DIR/Floor time metodu

 

Dr. Stanley Greenspan'in geliştirmiş olduğu, DIR/Floor time metodu, çocuğun gelişim basamaklarını tamamlayabilmesi için imkan sağlar. Floor time yaklaşımı aracılığı ile çocuk, gelişimini desteklemenin bir yolu olarak çevresindeki insanlarla ilişki kurmayı, etkileşimi, duygularını ifade etmeyi ve anlamayı, sembolik düşünmeyi ve muhakeme yapmayı öğrenir.
DIR/Floor Time yaklaşımı Hangi Alanlarda Kullanılabilir?

Otizm 
Yaygın gelişimsel bozukluk (PDD) 
Başka türlü adlandırılamayan yaygın gelişimsel bozukluk (PDD-NOS) 
Çok sistemli gelişim bozuklukları 
Zeka geriliği 
Beyin (çocuk) felci 
Down sendromu 
Bilişsel gecikmeler ya da bozukluklar 
Dil gelişimi gecikmeleri ya da bozuklukları 
Duygusal bütünleşme bozukluğu 
Dikkat bozuklukları (ADD ve ADHD'yi içeren) 
Kromozomsal, metabolik ya da sinir sistemini zorlayan benzer rahatsızlıklar
 İngilizce’de gelişim, bireysel farklılıklar, ilişkiye dayalı kelimelerinin baş harflerinden oluşan DIR/Floortime Modeli, profesyoneller, veliler ve eğimcilere, otistik spektrum düzensizlikleri, öğrenme güçlükleri ve/ya diğer gelişim bozukluğu yaşayan çocuklarda, çocuğun farklılık gösteren yetersizlikleri ve kapasitesine göre özel olarak  geniş kapsamlı bir değerlendirme ve uygun bir uygulama planı hazırlanması için geliştirilimiş bir çerçevedir. 
Bu model, Amerika Birleşik Devletleri’nde yerleşik bulunan ICDL (Interdisciplinary Council on Developmental and Learning Disorders) kurumunca ortaya konmuş, tescil edilmiş ve eğitiminin yürütüldüğü, gelişim bozuklukları konusunda akademik çalışmaların yanı sıra uygulamalarıyla yetkin ve etkili bir metod sunan, bugün dünyanın dört bir yanında öğrenilen, uygulanan ve gelişen sistematik bir yaklaşımdır.

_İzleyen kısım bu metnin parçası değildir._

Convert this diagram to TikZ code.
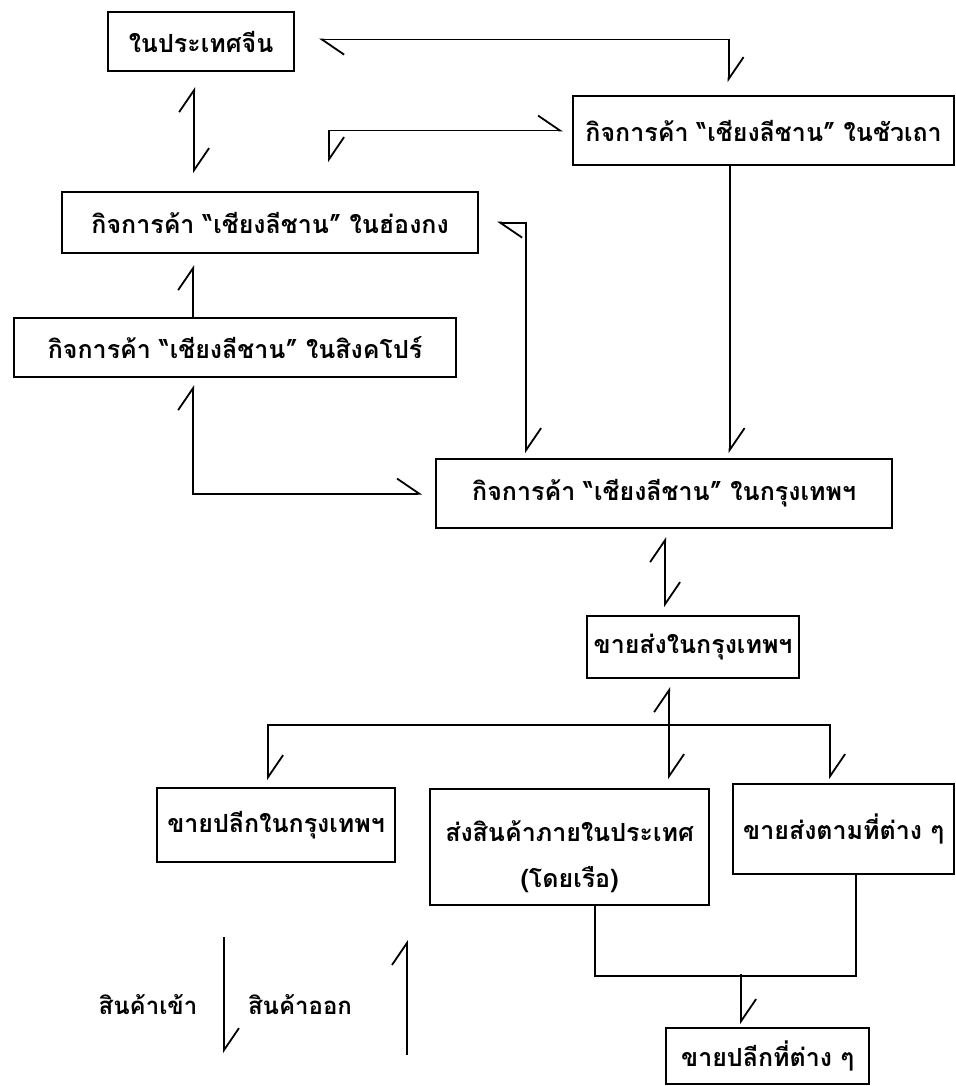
\documentclass[tikz,border=0pt]{standalone}
\usepackage{fontspec}
\newfontfamily\thaifont[Script=Thai]{Loma}
\usetikzlibrary{arrows.meta,calc}
\tikzset{
  box/.style={draw, line width=2.2pt, anchor=north west, inner sep=0pt, align=center, font=\thaifont\bfseries\fontsize{25}{46}\selectfont},
  lbl/.style={font=\thaifont\bfseries\fontsize{24}{28}\selectfont, inner sep=0pt},
  arr/.style={->, line width=1.8pt},
  arr2/.style={<->, line width=1.8pt},
  plain/.style={line width=1.8pt},
}

\begin{document}
\begin{tikzpicture}[x=1pt,y=-1pt,>={Straight Barb[left,length=22pt,width=30pt]}]
  \fill[white] (0,0) rectangle (955,1086);
  \useasboundingbox (0,0) rectangle (955,1086);
  % boxes
  \node[box,minimum width=186pt,minimum height=59pt]  (china)  at (107,11)   {ในประเทศจีน};
  \node[box,minimum width=381pt,minimum height=69pt]  (chua)   at (572,95)   {กิจการค้า “เชียงลีชาน” ในชัวเถา};
  \node[box,minimum width=416pt,minimum height=61pt]  (hk)     at (61,191)   {กิจการค้า “เชียงลีชาน” ในฮ่องกง};
  \node[box,minimum width=442pt,minimum height=59pt]  (sg)     at (13,317)   {กิจการค้า “เชียงลีชาน” ในสิงคโปร์};
  \node[box,minimum width=456pt,minimum height=69pt]  (bkk)    at (435,458)  {กิจการค้า “เชียงลีชาน” ในกรุงเทพฯ};
  \node[box,minimum width=212pt,minimum height=62pt]  (whole)  at (586,615)  {ขายส่งในกรุงเทพฯ};
  \node[box,minimum width=238pt,minimum height=74pt]  (retail) at (156,787)  {ขายปลีกในกรุงเทพฯ};
  \node[box,minimum width=279pt,minimum height=116pt] (ship)   at (429,788)  {ส่งสินค้าภายในประเทศ\rule{0pt}{40pt}\\(โดยเรือ)};
  \node[box,minimum width=221pt,minimum height=90pt]  (upc)    at (732,783)  {ขายส่งตามที่ต่าง ๆ};
  \node[box,minimum width=203pt,minimum height=56pt]  (local)  at (665,1027) {ขายปลีกที่ต่าง ๆ};
  \node[lbl] (goodsin)  at (148,1005) {สินค้าเข้า};
  \node[lbl] (goodsout) at (300,1005) {สินค้าออก};
  % flows between the branches
  \draw[arr2] ($(china.south)+(-7,15)$) -- ($(china.south |- hk.north)+(-7,-18)$);
  \draw[arr2] ($(china.east)+(24,-2)$) -| ($(chua.north)+(-35,-13)$);
  \draw[arr2] ($(hk.north)+(59,-29)$) |- ($(chua.west)+(-9,0)$);
  \draw[arr] ($(chua.south)+(-34,0)$) -- ($(chua.south |- bkk.north)+(-34,-5)$);
  \draw[arr2] ($(hk.east)+(18,0)$) -| ($(bkk.north)+(-138,-5)$);
  \draw[arr] ($(sg.north)+(-42,0)$) -- ($(sg.north |- hk.south)+(-42,11)$);
  \draw[arr2] ($(sg.south)+(-42,7)$) |- ($(bkk.west)+(-13,0)$);
  % Bangkok distribution
  \draw[arr2] ($(bkk.south)+(1,8)$) -- ($(bkk.south |- whole.north)+(1,-8)$);
  \draw[arr2] ($(whole.south)+(-24,8)$) -- ($(whole.south |- ship.north)+(-24,-9)$);
  \draw[arr] ($(whole.south)+(-24,46)$) -| ($(retail.north)+(-8,-7)$);
  \draw[arr] ($(whole.south)+(-24,46)$) -| ($(upc.north)+(-13.5,-4)$);
  \draw[plain] ($(ship.south)+(25.5,0)$) |- ($(upc.south)+(12.5,101)$) -- ($(upc.south)+(12.5,0)$);
  \coordinate (join) at ($(local.north)+(-26.5,-53)$);
  \draw[arr] (join) -- ($(local.north)+(-26.5,-3)$);
  % goods in / out
  \draw[arr] ($(goodsin.center)+(76,-68)$) -- ++(0,116);
  \draw[arr] ($(goodsout.center)+(107,50)$) -- ++(0,-115);
\end{tikzpicture}
\end{document}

Bu modelin amacı, çocuğun belirli beceri ve ayrıştırılmış davranışlarda bulunmasına odaklanmaktan ziyade sosyal, duygusal (emotional) ve entellektüel kapasitesi için sağlıklı bir temel oluşturmaktır.

D (Developmental : Gelişimsel): Modelin Gelişimsel ayağı, bu çerçevenin yapısal taşıdır. Bu, çocuğa kapasitesini geliştirmesi için sakin ve organize (regulated) olmayı ve öyle kalmasına, diğerleriyle iletişime girmesine ve onlarla ilişki kurmasına, sosyal ve duygusal (emotional) içerikli jestlerden başlayarak her çeşit iletişimi başlatmasına ve iletişime geçildiğinde cevap vermesine, ortak sosyal problem çözümünde bulunmasına, bilerek ve isteyerek birden fazla etkileşimi sırayla gerçekleştirecek davranışlarda bulunmasına, ihtiyaçlarını göstermek için fikir üretmesine, yaratıcı fikir ve oyun geliştirmesine, fikirler arasında mantık çerçevesinde köprü oluşturmak suretiyle çoklu sebep, gri alan ve yansıtıcı şekillerde düşünerek daha yüksek kapasiteye erişmesine yardımcı olunmasını kapsar. Bu gelişimsel kapasiteler, kendiliğinden ve empati üzerine kuracağı ilişkiler ve akademik becerilerin kazanılması açısından asli niteliktedir.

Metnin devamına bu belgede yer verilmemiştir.